Work to complete: Leave out any picture and return the remaining listing below exactly as given.

Provided material:
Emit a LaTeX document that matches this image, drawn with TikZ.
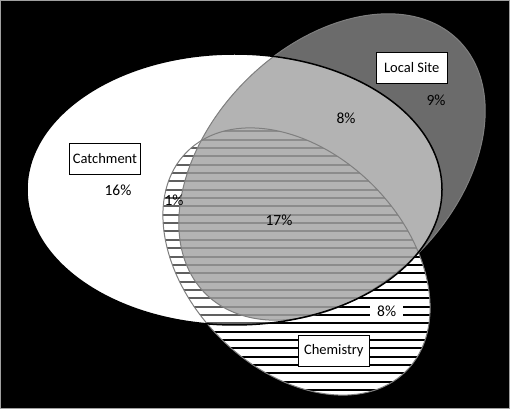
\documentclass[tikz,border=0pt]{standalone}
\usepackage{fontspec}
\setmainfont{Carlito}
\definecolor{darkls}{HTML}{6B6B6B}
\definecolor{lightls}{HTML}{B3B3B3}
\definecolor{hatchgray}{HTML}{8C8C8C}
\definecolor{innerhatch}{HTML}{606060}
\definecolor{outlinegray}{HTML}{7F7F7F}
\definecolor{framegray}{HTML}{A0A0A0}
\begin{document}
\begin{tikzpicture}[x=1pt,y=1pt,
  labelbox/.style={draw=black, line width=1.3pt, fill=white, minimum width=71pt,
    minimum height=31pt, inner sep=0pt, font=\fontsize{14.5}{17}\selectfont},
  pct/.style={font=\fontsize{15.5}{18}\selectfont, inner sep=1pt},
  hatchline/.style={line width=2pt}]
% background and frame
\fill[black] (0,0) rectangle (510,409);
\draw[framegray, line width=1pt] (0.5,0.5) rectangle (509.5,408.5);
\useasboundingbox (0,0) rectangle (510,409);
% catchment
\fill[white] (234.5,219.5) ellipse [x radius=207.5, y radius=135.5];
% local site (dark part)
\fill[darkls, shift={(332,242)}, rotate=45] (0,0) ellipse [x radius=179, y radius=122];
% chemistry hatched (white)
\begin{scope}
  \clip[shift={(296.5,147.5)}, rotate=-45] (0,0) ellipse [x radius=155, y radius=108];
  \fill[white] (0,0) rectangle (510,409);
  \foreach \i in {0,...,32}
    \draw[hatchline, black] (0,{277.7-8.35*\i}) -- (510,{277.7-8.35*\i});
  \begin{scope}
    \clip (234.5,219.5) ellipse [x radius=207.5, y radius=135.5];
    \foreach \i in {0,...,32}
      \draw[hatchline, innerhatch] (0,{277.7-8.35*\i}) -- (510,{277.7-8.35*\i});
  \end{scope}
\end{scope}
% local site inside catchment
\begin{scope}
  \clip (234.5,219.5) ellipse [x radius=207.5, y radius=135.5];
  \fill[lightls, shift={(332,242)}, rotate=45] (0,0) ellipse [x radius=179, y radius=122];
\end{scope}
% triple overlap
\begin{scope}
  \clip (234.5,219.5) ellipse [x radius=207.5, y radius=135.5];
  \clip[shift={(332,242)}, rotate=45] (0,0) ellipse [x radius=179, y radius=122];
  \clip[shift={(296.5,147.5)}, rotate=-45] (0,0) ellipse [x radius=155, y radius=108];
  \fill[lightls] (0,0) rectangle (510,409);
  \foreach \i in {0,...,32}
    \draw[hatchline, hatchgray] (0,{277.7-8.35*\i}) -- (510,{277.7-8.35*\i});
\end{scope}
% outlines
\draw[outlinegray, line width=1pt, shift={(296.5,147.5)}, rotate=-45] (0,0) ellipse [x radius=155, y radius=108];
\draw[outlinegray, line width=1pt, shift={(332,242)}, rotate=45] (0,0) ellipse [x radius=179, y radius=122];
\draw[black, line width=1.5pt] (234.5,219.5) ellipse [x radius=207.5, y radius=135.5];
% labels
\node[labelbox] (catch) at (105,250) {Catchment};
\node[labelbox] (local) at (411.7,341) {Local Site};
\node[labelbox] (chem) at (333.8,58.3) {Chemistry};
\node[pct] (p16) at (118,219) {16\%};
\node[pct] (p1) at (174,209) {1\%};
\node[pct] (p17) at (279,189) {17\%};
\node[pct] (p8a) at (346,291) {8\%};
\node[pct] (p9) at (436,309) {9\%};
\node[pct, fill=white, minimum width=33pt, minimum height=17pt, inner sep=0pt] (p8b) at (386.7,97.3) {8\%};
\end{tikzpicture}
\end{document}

Exercise response:
Emit a LaTeX document that matches this image, drawn with TikZ.
\documentclass[tikz,border=0pt]{standalone}
\usepackage{fontspec}
\setmainfont{Carlito}
\definecolor{darkls}{HTML}{6B6B6B}
\definecolor{lightls}{HTML}{B3B3B3}
\definecolor{hatchgray}{HTML}{8C8C8C}
\definecolor{innerhatch}{HTML}{606060}
\definecolor{outlinegray}{HTML}{7F7F7F}
\definecolor{framegray}{HTML}{A0A0A0}
\begin{document}
\begin{tikzpicture}[x=1pt,y=1pt,
  labelbox/.style={draw=black, line width=1.3pt, fill=white, minimum width=71pt,
    minimum height=31pt, inner sep=0pt, font=\fontsize{14.5}{17}\selectfont},
  pct/.style={font=\fontsize{15.5}{18}\selectfont, inner sep=1pt},
  hatchline/.style={line width=2pt}]
% background and frame
\fill[black] (0,0) rectangle (510,409);
\draw[framegray, line width=1pt] (0.5,0.5) rectangle (509.5,408.5);
\useasboundingbox (0,0) rectangle (510,409);
% catchment
\fill[white] (234.5,219.5) ellipse [x radius=207.5, y radius=135.5];
% local site (dark part)
\fill[darkls, shift={(332,242)}, rotate=45] (0,0) ellipse [x radius=179, y radius=122];
% chemistry hatched (white)
\begin{scope}
  \clip[shift={(296.5,147.5)}, rotate=-45] (0,0) ellipse [x radius=155, y radius=108];
  \fill[white] (0,0) rectangle (510,409);
  \foreach \i in {0,...,32}
    \draw[hatchline, black] (0,{277.7-8.35*\i}) -- (510,{277.7-8.35*\i});
  \begin{scope}
    \clip (234.5,219.5) ellipse [x radius=207.5, y radius=135.5];
    \foreach \i in {0,...,32}
      \draw[hatchline, innerhatch] (0,{277.7-8.35*\i}) -- (510,{277.7-8.35*\i});
  \end{scope}
\end{scope}
% local site inside catchment
\begin{scope}
  \clip (234.5,219.5) ellipse [x radius=207.5, y radius=135.5];
  \fill[lightls, shift={(332,242)}, rotate=45] (0,0) ellipse [x radius=179, y radius=122];
\end{scope}
% triple overlap
\begin{scope}
  \clip (234.5,219.5) ellipse [x radius=207.5, y radius=135.5];
  \clip[shift={(332,242)}, rotate=45] (0,0) ellipse [x radius=179, y radius=122];
  \clip[shift={(296.5,147.5)}, rotate=-45] (0,0) ellipse [x radius=155, y radius=108];
  \fill[lightls] (0,0) rectangle (510,409);
  \foreach \i in {0,...,32}
    \draw[hatchline, hatchgray] (0,{277.7-8.35*\i}) -- (510,{277.7-8.35*\i});
\end{scope}
% outlines
\draw[outlinegray, line width=1pt, shift={(296.5,147.5)}, rotate=-45] (0,0) ellipse [x radius=155, y radius=108];
\draw[outlinegray, line width=1pt, shift={(332,242)}, rotate=45] (0,0) ellipse [x radius=179, y radius=122];
\draw[black, line width=1.5pt] (234.5,219.5) ellipse [x radius=207.5, y radius=135.5];
% labels
\node[labelbox] (catch) at (105,250) {Catchment};
\node[labelbox] (local) at (411.7,341) {Local Site};
\node[labelbox] (chem) at (333.8,58.3) {Chemistry};
\node[pct] (p16) at (118,219) {16\%};
\node[pct] (p1) at (174,209) {1\%};
\node[pct] (p17) at (279,189) {17\%};
\node[pct] (p8a) at (346,291) {8\%};
\node[pct] (p9) at (436,309) {9\%};
\node[pct, fill=white, minimum width=33pt, minimum height=17pt, inner sep=0pt] (p8b) at (386.7,97.3) {8\%};
\end{tikzpicture}
\end{document}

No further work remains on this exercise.